In contrast to Living Colour and other bands in the coalition, the Spyz have never been interested in just purist rock 'n' roll. Harder Than You is a stylistic grab bag, filled with a Metallica-intensity guitar attack on "Grandma Dynamite," a play on the Red Hot Chili Peppers' pulverizing punk-funk on "Spill My Guts," and splashes of Fishbone's warped ska throughout. Hazel is also proud to admit being influenced by less-than-cutting-edge acts like Kool & The Gang, whose "Jungle Boogie" is given a flattering rap-metal makeover on Harder Than You.

The protest rap that's tacked on to "Jungle Boogie" is one of the fairly rare political outbursts on the LP. True, there's the Rasta-flavored "Ballots Not Bullets," which vividly details Haiti's bloody 1987 election, and "I Must Go On," a sympathetic--but not heroic--picture of a Vietnam grunt. Still, unlike other black activist bands, the politics always take a back seat to the grooves on the Spyz record.

"We don't try to make politics important," admits Hazel. "I mean, if you listen to our songs, you get the feeling that `Yeah, they are trying to tell us something.' But we just don't make it so blatant that it's like, `Here's the message--BAM!'"
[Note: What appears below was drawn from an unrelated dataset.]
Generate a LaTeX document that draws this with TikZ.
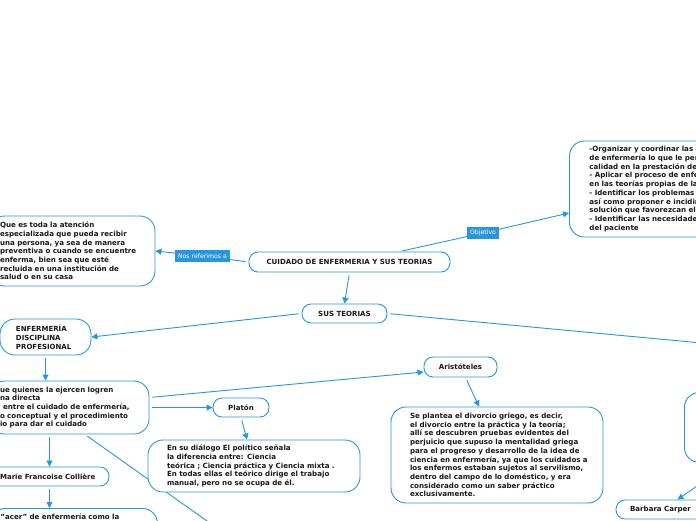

Besides, claims Hazel, there are more than enough outspoken black artists out there without the Spyz getting in on all the self-indulgent grandstanding. Just one such pontificator, Public Enemy's Professor Griff, recently got loads of press with his anti-Semitic remarks. (Following a backlash over the statements, the rap group fired Griff, then disbanded, according to various reports.) Griff's offensive commentary, along with the heated polemics of cult director Spike Lee's latest flick, Do the Right Thing, which Public Enemy contributed music to, are making this summer a season of controversial black politics in the arts. While the Spyz aren't prone to overt message-making themselves, Hazel has no problem with the rantings of some of his more militant fellow black artists.

"If they want to get on a podium and state their views, that's cool," figures Hazel. "After all, everybody should have a chance to get the shit off."

Some would argue that the outrageous preachings of Professor Griff and the sleazy spiels of certain other rappers are just a means of getting attention in an industry that still often ignores black talent. Hazel acknowledges that black bands--specifically the handful of black rock acts out there--have to work twice as hard to get the notice garnered by their white peers.

"Unless it's got Spandex and blond hair that's starched out from here to eternity, it's just not talked about," bitches Hazel. "Black rock is usually only talked about as a novelty or a flavor-of-the-month kind of thing. Then it's like, `Oh, well, we'll see how long that lasts.' Sometimes when black bands don't feel they're being supported by the industry or media, they can't find the strength within themselves to pursue. And that's what's really sad.